***** Data supplied
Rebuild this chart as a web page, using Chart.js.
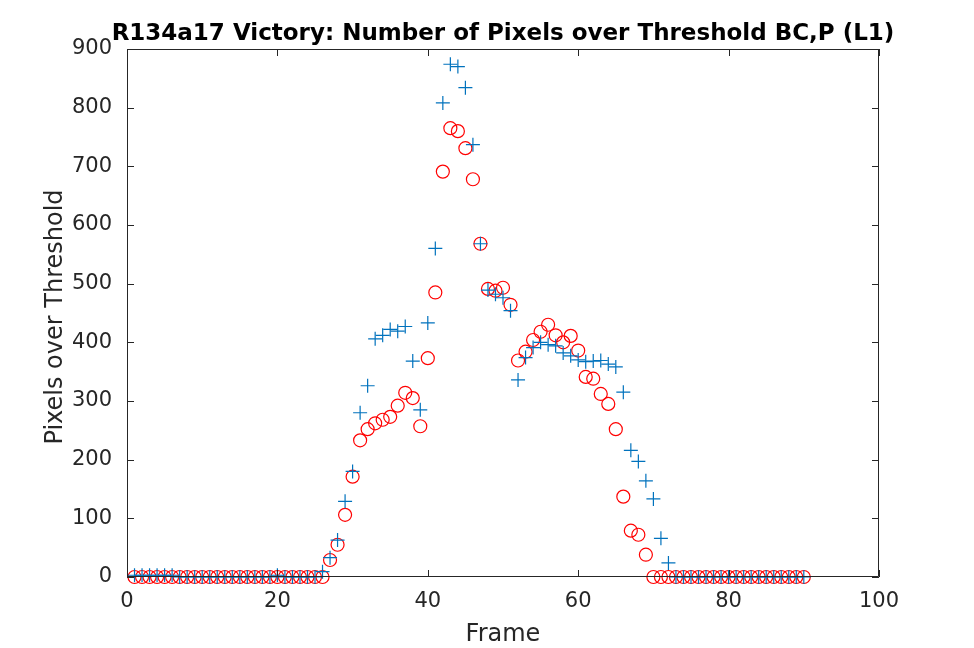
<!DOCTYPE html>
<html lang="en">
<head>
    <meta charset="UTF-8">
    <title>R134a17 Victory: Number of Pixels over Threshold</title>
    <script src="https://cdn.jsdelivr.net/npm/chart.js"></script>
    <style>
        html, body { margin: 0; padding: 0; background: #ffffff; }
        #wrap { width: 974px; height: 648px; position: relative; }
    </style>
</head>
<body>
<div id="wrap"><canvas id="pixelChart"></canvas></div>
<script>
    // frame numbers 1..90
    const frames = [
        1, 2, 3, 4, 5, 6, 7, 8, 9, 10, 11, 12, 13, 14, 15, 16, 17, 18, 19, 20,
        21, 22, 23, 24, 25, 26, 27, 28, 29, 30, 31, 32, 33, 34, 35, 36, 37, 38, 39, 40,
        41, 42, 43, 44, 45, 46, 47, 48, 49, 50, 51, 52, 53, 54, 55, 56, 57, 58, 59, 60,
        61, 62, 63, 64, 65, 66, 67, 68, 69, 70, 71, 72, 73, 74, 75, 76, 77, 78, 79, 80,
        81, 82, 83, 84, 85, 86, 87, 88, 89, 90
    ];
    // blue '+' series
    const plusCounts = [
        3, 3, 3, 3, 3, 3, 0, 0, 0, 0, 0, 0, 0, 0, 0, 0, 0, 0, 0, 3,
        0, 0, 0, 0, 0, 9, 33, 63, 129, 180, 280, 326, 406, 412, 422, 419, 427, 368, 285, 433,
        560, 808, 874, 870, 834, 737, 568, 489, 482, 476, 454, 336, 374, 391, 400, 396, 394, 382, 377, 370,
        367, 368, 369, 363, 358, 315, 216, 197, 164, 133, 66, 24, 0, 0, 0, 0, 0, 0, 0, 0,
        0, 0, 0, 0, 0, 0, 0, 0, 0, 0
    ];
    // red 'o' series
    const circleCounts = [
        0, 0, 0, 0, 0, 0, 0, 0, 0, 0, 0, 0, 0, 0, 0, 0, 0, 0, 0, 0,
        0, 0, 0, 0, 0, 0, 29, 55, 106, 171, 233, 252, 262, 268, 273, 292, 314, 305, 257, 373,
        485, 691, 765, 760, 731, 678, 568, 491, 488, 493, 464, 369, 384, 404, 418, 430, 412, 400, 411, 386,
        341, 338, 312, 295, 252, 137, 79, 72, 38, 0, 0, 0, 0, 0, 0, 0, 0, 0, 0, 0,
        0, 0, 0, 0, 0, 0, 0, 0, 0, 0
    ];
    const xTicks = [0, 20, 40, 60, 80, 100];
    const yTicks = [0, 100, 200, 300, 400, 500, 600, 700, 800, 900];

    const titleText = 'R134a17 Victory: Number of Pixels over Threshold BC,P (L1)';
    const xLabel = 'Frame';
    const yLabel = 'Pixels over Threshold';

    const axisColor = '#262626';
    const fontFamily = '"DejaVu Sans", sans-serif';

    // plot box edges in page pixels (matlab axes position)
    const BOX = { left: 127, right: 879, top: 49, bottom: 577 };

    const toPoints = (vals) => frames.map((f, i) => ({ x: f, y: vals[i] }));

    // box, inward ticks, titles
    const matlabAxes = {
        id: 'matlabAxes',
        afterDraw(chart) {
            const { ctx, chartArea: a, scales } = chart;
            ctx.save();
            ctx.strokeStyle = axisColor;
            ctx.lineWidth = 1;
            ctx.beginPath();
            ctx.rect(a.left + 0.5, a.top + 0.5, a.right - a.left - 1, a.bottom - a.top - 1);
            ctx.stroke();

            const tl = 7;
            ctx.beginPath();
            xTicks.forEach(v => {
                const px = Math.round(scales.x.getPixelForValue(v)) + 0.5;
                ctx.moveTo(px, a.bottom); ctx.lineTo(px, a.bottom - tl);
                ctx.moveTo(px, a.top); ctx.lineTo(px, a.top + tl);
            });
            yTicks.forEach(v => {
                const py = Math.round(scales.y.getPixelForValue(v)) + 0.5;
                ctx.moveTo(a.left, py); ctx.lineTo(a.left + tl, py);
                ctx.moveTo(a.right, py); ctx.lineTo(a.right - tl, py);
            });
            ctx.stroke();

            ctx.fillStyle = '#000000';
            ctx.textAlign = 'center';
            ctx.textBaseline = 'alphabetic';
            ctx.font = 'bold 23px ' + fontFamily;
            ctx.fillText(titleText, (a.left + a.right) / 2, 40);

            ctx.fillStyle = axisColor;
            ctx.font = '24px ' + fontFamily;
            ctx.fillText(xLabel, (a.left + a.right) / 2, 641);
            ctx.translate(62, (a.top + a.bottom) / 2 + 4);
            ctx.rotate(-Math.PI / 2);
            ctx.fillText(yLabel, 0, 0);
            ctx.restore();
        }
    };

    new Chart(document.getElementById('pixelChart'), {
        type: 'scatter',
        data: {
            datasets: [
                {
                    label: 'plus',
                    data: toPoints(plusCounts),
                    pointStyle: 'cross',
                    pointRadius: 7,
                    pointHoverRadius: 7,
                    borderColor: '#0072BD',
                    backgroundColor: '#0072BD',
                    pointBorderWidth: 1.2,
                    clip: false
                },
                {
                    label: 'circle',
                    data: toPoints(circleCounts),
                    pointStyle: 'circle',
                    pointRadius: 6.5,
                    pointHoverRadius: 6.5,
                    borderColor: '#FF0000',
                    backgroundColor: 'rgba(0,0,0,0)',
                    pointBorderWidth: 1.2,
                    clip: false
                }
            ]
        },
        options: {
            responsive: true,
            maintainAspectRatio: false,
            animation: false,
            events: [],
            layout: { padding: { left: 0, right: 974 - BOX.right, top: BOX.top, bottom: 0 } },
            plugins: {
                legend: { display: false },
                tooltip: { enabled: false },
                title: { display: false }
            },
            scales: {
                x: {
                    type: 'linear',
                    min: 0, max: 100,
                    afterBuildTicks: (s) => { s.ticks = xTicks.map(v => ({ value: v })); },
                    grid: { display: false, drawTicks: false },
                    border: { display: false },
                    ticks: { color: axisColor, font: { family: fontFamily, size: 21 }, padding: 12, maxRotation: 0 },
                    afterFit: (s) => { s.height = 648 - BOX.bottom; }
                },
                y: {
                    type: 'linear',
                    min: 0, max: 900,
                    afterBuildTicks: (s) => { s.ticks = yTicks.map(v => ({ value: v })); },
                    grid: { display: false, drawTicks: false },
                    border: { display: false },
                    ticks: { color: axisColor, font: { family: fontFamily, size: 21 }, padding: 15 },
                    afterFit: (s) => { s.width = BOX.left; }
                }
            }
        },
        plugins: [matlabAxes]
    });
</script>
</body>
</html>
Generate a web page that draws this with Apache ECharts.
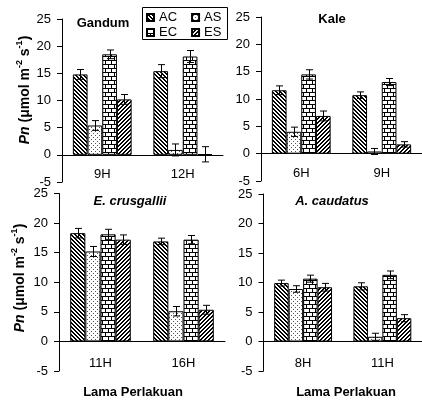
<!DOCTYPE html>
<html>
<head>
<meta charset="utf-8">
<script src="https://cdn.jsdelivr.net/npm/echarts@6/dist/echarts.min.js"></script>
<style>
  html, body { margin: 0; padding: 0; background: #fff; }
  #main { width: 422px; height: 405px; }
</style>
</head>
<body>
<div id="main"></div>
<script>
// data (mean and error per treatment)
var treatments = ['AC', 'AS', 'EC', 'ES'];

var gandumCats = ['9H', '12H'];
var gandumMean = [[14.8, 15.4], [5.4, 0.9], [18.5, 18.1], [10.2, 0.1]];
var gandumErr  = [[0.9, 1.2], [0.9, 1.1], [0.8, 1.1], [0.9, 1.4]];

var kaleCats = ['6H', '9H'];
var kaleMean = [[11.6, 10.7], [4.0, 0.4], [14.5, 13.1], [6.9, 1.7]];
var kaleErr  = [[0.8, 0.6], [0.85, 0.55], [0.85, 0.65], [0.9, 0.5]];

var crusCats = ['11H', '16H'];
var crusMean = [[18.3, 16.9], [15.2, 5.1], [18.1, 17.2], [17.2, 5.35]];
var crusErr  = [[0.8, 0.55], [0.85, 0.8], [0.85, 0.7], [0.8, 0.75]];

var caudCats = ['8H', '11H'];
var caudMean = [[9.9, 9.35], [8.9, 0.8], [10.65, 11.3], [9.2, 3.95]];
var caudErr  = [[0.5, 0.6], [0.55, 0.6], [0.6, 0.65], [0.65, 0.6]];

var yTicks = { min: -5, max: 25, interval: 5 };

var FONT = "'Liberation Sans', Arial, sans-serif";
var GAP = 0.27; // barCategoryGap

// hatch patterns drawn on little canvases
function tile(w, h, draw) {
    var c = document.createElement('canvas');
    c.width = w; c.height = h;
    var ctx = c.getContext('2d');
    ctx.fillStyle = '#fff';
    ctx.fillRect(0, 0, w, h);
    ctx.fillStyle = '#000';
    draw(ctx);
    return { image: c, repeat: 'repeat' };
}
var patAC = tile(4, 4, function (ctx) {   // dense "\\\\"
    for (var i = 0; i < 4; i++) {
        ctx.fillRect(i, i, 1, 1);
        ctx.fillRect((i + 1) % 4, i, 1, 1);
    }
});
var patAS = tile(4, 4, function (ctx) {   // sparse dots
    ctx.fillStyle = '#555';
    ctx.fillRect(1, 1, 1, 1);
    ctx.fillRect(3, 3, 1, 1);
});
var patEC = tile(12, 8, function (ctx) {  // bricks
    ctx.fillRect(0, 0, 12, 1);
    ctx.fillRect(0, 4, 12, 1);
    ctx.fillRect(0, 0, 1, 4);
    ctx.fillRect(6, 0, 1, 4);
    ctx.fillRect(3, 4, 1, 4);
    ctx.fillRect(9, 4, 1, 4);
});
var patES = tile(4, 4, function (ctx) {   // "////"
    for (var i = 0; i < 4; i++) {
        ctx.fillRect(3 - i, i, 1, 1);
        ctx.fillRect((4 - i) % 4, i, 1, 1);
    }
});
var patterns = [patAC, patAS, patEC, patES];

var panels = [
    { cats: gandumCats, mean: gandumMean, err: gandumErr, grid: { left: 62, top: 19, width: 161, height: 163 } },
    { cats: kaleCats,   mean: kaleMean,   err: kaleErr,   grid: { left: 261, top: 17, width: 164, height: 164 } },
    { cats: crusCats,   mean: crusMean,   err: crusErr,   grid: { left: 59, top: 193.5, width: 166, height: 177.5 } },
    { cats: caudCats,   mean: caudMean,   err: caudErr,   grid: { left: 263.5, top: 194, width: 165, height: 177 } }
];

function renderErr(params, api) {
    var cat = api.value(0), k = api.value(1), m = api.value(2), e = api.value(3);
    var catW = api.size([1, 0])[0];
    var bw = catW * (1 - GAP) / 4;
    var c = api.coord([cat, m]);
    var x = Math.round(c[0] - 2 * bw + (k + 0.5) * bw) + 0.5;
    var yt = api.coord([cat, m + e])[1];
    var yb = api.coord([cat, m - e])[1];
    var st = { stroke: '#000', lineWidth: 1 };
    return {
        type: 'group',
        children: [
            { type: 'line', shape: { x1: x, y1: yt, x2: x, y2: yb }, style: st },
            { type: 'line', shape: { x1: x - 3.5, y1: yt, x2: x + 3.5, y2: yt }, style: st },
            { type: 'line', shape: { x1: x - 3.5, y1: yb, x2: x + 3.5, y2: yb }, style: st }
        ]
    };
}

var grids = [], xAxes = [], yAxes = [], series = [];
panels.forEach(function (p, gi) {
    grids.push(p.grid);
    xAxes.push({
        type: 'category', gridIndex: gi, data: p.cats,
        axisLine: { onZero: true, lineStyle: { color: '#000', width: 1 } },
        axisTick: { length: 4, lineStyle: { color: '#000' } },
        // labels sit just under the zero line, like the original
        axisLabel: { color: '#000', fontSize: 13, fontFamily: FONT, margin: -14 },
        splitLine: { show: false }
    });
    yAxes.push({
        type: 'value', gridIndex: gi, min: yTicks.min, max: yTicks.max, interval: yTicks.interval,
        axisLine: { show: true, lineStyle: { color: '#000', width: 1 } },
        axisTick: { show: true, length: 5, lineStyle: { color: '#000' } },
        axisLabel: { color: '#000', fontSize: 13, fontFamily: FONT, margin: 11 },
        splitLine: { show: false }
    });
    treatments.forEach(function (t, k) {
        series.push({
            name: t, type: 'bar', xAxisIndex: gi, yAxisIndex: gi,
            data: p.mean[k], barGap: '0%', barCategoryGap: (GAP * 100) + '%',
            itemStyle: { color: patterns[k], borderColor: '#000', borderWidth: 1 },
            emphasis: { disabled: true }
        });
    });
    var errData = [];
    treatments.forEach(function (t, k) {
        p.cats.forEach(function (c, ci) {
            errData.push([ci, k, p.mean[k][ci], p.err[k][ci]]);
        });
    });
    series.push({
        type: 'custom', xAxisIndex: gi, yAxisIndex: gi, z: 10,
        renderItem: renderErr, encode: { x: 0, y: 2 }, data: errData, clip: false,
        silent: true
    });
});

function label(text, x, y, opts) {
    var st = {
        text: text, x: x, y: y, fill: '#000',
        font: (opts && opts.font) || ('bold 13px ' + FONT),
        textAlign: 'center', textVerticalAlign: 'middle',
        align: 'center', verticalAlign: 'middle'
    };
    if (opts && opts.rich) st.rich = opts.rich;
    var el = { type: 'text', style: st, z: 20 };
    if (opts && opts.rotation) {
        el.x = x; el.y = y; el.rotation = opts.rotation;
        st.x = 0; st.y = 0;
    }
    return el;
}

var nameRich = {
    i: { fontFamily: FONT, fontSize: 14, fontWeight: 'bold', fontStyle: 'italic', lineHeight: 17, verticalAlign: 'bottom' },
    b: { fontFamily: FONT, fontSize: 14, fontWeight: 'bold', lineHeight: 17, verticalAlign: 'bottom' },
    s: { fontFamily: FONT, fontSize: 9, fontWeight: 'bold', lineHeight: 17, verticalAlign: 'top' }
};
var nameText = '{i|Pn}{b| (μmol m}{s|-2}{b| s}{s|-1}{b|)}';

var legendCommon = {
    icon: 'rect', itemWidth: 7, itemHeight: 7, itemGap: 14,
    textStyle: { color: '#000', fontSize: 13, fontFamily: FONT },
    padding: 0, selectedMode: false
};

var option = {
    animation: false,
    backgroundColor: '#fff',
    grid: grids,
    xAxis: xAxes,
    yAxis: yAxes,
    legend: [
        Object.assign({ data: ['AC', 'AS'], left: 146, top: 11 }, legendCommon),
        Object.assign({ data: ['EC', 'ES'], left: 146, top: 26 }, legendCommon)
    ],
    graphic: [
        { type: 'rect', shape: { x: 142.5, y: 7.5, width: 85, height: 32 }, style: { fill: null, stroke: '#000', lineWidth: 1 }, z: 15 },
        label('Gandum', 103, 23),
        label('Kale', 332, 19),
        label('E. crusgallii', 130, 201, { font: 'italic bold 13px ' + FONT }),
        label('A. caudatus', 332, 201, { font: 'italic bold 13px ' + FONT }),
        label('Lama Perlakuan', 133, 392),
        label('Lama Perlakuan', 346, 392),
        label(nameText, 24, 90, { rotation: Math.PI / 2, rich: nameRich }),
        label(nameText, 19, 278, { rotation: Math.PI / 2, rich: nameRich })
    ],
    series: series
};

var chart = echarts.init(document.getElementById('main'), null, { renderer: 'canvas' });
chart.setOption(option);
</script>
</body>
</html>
**********
### Objective
Word for word, retype the lines in the entries above that run from the one with "Generate a web" through the one with "var GAP = 0.27; // barCategoryGap". Both ends count; pictures do not.

### Response
Generate a web page that draws this with Apache ECharts.
<!DOCTYPE html>
<html>
<head>
<meta charset="utf-8">
<script src="https://cdn.jsdelivr.net/npm/echarts@6/dist/echarts.min.js"></script>
<style>
  html, body { margin: 0; padding: 0; background: #fff; }
  #main { width: 422px; height: 405px; }
</style>
</head>
<body>
<div id="main"></div>
<script>
// data (mean and error per treatment)
var treatments = ['AC', 'AS', 'EC', 'ES'];

var gandumCats = ['9H', '12H'];
var gandumMean = [[14.8, 15.4], [5.4, 0.9], [18.5, 18.1], [10.2, 0.1]];
var gandumErr  = [[0.9, 1.2], [0.9, 1.1], [0.8, 1.1], [0.9, 1.4]];

var kaleCats = ['6H', '9H'];
var kaleMean = [[11.6, 10.7], [4.0, 0.4], [14.5, 13.1], [6.9, 1.7]];
var kaleErr  = [[0.8, 0.6], [0.85, 0.55], [0.85, 0.65], [0.9, 0.5]];

var crusCats = ['11H', '16H'];
var crusMean = [[18.3, 16.9], [15.2, 5.1], [18.1, 17.2], [17.2, 5.35]];
var crusErr  = [[0.8, 0.55], [0.85, 0.8], [0.85, 0.7], [0.8, 0.75]];

var caudCats = ['8H', '11H'];
var caudMean = [[9.9, 9.35], [8.9, 0.8], [10.65, 11.3], [9.2, 3.95]];
var caudErr  = [[0.5, 0.6], [0.55, 0.6], [0.6, 0.65], [0.65, 0.6]];

var yTicks = { min: -5, max: 25, interval: 5 };

var FONT = "'Liberation Sans', Arial, sans-serif";
var GAP = 0.27; // barCategoryGap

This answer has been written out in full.